Hobbes rejected what we now know as the scientific method because he believed that the observation of nature itself is too subjective a basis on which to ground philosophy and science. Hobbes contested the scientific systems of the natural philosophers Francis Bacon and Robert Boyle. These major figures in the Scientific Revolution in England base their natural philosophy on a process of inductive reasoning, making inferences and conclusions based on the observation of nature and the manipulation of nature through experimentation. For Hobbes, the chief aim of philosophy is to create a totalizing system of truth that bases all its claims on a set of foundational principles and is universally demonstrable through the logic of language. He rejects the observation of nature as a means of ascertaining truth because individual humans are capable of seeing the world in vastly different ways. He rejects inductive reasoning, arguing that the results of contrived experiments carried out by a few scientists can never be universally demonstrable outside of the laboratory. Accordingly, Hobbes holds that geometry is the branch of knowledge that best approximates the reasoning that should form the basis of a true philosophy. He calls for a philosophy based on universally agreed-upon first principles that form the foundation for subsequent assertions.
Hobbes maintained that the constant back-and-forth mediation between the emotion of fear and the emotion of hope is the defining principle of all human actions. Either fear or hope is present at all times in all people. In a famous passage of Leviathan, Hobbes states that the worst aspect of the state of nature is the “continual fear and danger of violent death.” In the state of nature, as Hobbes depicts it, humans intuitively desire to obtain as much power and “good” as they can, and there are no laws preventing them from harming or killing others to attain what they desire. Thus, the state of nature is a state of constant war, wherein humans live in perpetual fear of one another. This fear, in combination with their faculties of reason, impels men to follow the fundamental law of nature and seek peace among each other. Peace is attained only by coming together to forge a social contract, whereby men consent to being ruled in a commonwealth governed by one supreme authority. Fear creates the chaos endemic to the state of nature, and fear upholds the peaceful order of the civil commonwealth. The contract that creates the commonwealth is forged because of people’s fear, and it is enforced by fear. Because the sovereign at the commonwealth’s head holds the power to bodily punish anyone who breaks the contract, the natural fear of such harm compels subjects to uphold the contract and submit to the sovereign’s will.

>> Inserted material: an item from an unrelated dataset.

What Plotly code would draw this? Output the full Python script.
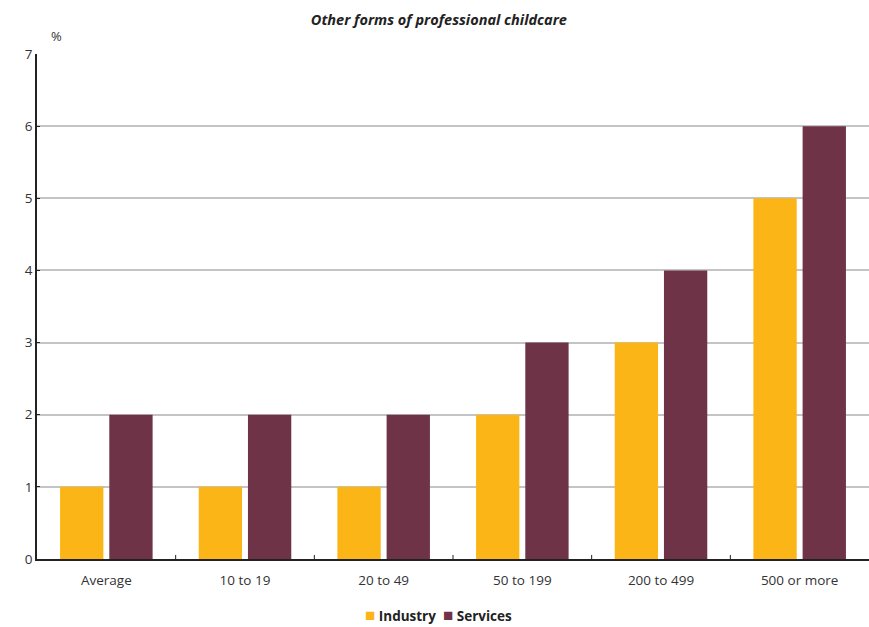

Hobbes believed that in man’s natural state, moral ideas do not exist. Thus, in speaking of human nature, he defines good simply as that which people desire and evil as that which they avoid, at least in the state of nature. Hobbes uses these definitions as bases for explaining a variety of emotions and behaviors. For example, hope is the prospect of attaining some apparent good, whereas fear is the recognition that some apparent good may not be attainable. Hobbes admits, however, that this definition is only tenable as long as we consider men outside of the constraints of law and society. In the state of nature, when the only sense of good and evil derives from individuals’ appetites and desires, general rules about whether actions are good or evil do not exist. Hobbes believes that moral judgments about good and evil cannot exist until they are decreed by a society’s central authority. This position leads directly to Hobbes’s belief in an autocratic and absolutist form of government.
Hobbes promoted that monarchy is the best form of government and the only one that can guarantee peace. In some of his early works, he only says that there must be a supreme sovereign power of some kind in society, without stating definitively which sort of sovereign power is best. In Leviathan, however, Hobbes unequivocally argues that absolutist monarchy is the only right form of government. In general, Hobbes seeks to define the rational bases upon which a civil society could be constructed that would not be subject to destruction from within. Accordingly, he delineates how best to minimize discord, disagreement, and factionalism within society—whether between state and church, between rival governments, or between different contending philosophies. Hobbes believes that any such conflict leads to civil war. He holds that any form of ordered government is preferable to civil war. Thus he advocates that all members of society submit to one absolute, central authority for the sake of maintaining the common peace. In Hobbes’s system, obedience to the sovereign is directly tied to peace in all realms. The sovereign is empowered to run the government, to determine all laws, to be in charge of the church, to determine first principles, and to adjudicate in philosophical disputes. For Hobbes, this is the only sure means of maintaining a civil, peaceful polity and preventing the dissolution of society into civil war.